Data for the task:
§

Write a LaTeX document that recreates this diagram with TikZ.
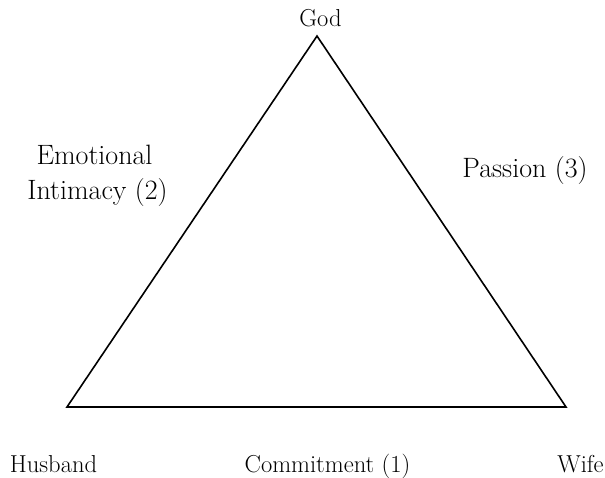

§

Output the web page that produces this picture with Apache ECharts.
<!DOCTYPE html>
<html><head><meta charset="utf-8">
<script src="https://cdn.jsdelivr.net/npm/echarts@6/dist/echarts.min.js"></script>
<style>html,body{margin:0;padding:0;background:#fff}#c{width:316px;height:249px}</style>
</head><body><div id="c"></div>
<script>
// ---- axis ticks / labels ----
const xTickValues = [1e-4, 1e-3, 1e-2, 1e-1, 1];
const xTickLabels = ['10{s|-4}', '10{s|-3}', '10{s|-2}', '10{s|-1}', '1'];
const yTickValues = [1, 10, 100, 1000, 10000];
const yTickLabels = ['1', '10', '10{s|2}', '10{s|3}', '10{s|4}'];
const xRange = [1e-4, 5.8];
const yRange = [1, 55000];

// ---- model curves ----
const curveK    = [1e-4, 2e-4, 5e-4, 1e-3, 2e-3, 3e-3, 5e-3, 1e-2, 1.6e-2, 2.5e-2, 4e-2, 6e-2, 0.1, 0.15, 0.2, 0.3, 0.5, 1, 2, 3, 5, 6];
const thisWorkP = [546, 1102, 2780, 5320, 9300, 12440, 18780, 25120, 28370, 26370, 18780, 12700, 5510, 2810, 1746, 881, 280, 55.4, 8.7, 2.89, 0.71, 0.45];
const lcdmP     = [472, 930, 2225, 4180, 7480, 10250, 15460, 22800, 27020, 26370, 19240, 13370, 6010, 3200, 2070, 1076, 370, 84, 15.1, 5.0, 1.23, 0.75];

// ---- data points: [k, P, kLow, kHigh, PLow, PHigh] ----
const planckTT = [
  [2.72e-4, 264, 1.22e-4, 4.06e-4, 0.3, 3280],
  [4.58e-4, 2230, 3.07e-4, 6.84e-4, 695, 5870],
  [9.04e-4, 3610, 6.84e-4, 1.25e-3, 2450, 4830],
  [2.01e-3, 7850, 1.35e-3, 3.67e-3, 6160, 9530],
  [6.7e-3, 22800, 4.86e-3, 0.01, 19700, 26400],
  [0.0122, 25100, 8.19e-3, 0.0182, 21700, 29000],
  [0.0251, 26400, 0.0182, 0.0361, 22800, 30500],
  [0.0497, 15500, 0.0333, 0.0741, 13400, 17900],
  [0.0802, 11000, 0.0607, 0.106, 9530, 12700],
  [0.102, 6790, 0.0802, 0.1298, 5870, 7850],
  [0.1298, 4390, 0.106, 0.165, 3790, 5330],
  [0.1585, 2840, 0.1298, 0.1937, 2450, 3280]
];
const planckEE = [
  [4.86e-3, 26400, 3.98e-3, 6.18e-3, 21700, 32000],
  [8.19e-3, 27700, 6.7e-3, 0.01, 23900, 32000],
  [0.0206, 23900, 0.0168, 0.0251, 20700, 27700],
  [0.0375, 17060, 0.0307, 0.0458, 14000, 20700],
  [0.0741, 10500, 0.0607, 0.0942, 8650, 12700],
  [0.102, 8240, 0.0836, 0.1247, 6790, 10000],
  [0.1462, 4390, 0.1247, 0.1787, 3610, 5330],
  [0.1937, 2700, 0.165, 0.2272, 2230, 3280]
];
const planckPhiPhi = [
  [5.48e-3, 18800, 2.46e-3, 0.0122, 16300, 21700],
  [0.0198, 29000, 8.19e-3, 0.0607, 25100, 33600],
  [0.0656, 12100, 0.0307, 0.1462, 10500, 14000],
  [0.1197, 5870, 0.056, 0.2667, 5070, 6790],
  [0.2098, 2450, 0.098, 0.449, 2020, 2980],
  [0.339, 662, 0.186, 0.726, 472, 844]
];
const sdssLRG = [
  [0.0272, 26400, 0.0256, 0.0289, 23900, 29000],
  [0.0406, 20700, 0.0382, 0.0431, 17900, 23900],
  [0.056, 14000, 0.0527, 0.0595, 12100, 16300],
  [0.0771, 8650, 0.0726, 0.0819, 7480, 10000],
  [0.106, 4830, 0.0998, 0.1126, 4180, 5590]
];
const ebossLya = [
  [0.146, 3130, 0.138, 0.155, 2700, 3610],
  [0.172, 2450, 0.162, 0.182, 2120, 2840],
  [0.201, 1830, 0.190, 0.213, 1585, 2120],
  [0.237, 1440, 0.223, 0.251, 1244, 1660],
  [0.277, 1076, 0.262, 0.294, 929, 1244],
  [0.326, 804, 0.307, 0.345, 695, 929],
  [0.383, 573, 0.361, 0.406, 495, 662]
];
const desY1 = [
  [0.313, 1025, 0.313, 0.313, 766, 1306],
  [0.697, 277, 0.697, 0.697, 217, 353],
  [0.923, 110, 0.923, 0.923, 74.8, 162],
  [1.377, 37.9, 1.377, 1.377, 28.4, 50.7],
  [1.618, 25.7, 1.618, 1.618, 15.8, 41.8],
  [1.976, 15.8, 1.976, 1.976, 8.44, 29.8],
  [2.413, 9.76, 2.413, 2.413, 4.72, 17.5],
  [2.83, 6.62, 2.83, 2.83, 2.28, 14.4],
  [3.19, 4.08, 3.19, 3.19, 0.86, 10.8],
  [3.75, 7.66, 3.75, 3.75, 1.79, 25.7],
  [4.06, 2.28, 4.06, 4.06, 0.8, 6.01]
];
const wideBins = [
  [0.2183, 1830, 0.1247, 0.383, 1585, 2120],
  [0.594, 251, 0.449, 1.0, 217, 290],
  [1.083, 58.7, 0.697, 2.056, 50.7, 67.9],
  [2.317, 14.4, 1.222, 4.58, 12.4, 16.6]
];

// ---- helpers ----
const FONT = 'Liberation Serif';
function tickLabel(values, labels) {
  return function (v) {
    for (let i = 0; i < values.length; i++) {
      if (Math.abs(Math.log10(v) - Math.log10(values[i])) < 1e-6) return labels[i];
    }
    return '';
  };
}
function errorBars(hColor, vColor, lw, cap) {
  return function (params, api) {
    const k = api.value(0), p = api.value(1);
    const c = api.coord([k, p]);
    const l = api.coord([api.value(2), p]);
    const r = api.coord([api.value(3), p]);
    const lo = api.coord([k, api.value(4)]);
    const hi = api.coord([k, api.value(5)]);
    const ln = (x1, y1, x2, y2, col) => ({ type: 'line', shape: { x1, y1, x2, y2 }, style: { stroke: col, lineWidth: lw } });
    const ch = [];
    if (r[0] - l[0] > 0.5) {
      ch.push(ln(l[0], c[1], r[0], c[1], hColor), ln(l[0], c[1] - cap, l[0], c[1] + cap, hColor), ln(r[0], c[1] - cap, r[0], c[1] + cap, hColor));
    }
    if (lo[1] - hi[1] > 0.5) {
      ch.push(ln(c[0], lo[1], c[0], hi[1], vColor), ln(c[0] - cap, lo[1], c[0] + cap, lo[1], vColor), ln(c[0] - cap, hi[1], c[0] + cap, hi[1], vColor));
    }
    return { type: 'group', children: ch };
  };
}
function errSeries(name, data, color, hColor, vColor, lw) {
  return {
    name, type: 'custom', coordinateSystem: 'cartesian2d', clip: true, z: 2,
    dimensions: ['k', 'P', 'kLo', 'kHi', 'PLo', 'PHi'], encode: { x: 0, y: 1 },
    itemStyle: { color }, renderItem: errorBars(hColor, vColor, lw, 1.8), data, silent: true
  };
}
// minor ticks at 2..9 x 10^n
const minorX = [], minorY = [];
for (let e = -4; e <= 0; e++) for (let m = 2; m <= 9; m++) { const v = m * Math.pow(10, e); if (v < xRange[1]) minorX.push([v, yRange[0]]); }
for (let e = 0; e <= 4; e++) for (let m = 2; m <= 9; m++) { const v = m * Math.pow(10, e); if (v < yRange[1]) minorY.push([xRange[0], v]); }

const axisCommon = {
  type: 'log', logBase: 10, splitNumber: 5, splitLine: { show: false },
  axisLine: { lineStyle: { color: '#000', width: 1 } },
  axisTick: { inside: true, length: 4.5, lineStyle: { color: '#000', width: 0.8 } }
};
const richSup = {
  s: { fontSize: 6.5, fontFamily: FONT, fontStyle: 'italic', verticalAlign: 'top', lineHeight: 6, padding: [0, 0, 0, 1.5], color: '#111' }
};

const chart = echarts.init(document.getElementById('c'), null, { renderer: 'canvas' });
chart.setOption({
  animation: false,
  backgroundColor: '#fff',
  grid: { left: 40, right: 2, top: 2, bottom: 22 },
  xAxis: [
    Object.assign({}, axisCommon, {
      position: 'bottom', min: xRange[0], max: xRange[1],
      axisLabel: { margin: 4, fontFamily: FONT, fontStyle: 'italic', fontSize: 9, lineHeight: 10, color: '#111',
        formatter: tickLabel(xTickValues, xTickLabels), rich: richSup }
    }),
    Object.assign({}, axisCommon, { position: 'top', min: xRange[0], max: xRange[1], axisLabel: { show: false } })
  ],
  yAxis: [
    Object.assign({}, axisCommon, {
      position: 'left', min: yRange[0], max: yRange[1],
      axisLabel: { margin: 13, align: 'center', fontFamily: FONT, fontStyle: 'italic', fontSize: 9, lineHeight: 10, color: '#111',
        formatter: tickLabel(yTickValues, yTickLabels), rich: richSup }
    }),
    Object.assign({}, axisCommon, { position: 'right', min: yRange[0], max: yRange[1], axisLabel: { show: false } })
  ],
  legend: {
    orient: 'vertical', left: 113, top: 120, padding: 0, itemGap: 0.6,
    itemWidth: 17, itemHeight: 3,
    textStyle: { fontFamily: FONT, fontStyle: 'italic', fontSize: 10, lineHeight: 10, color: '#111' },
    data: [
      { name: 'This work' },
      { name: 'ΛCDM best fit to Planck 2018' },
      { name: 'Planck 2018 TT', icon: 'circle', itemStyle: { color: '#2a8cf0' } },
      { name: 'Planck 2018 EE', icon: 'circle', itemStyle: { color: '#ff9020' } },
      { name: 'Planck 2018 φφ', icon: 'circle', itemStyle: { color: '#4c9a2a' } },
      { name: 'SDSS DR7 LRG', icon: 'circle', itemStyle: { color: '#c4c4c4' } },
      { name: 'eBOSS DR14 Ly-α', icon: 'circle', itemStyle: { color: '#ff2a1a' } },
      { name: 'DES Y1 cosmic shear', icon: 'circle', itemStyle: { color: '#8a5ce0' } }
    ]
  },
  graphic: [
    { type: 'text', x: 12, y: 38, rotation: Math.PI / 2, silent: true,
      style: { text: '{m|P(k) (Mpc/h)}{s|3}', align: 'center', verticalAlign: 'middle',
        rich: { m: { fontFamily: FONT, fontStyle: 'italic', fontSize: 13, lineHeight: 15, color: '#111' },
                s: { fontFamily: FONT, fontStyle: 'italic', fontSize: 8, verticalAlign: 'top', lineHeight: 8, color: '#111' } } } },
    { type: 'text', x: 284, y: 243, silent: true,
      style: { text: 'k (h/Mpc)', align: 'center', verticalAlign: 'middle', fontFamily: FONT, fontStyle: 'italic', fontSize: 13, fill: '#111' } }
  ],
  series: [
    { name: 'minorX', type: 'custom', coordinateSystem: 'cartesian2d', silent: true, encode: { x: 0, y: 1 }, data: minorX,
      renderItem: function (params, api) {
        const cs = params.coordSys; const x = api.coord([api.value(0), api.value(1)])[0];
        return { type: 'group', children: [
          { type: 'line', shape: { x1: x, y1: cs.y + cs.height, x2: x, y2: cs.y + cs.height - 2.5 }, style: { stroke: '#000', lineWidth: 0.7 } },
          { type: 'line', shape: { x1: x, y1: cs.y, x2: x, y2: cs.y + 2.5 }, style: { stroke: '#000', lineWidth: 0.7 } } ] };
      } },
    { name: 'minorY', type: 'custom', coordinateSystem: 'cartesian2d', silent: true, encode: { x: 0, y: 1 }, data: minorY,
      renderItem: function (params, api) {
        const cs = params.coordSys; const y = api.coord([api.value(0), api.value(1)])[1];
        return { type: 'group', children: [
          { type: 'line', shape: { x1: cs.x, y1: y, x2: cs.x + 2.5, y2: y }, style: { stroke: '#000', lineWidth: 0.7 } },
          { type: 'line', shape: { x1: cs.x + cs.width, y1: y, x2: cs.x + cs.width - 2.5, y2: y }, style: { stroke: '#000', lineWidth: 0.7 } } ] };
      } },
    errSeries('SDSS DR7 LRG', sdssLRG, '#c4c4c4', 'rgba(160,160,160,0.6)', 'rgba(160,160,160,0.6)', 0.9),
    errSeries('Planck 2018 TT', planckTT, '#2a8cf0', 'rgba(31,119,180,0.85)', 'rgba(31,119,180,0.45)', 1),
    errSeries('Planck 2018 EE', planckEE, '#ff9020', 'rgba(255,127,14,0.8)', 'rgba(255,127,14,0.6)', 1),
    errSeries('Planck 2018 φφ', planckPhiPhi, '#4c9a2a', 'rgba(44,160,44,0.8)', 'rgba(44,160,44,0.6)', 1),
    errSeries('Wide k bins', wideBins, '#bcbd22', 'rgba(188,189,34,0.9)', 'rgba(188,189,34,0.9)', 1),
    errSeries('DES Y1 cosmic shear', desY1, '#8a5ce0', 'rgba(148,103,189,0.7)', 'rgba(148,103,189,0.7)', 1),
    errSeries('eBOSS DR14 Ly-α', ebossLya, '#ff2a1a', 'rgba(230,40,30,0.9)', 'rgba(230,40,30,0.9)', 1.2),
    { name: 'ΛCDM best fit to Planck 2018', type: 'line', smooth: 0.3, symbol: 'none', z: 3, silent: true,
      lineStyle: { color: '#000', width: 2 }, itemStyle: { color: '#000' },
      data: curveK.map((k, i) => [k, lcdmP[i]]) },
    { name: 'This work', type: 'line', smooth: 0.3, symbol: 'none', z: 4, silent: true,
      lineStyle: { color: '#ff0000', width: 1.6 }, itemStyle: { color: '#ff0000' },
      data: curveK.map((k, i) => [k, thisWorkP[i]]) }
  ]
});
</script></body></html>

§

Work to be completed:
Using the material above, state how many lines include the string "document". Answer with a single number.

Completed task:
2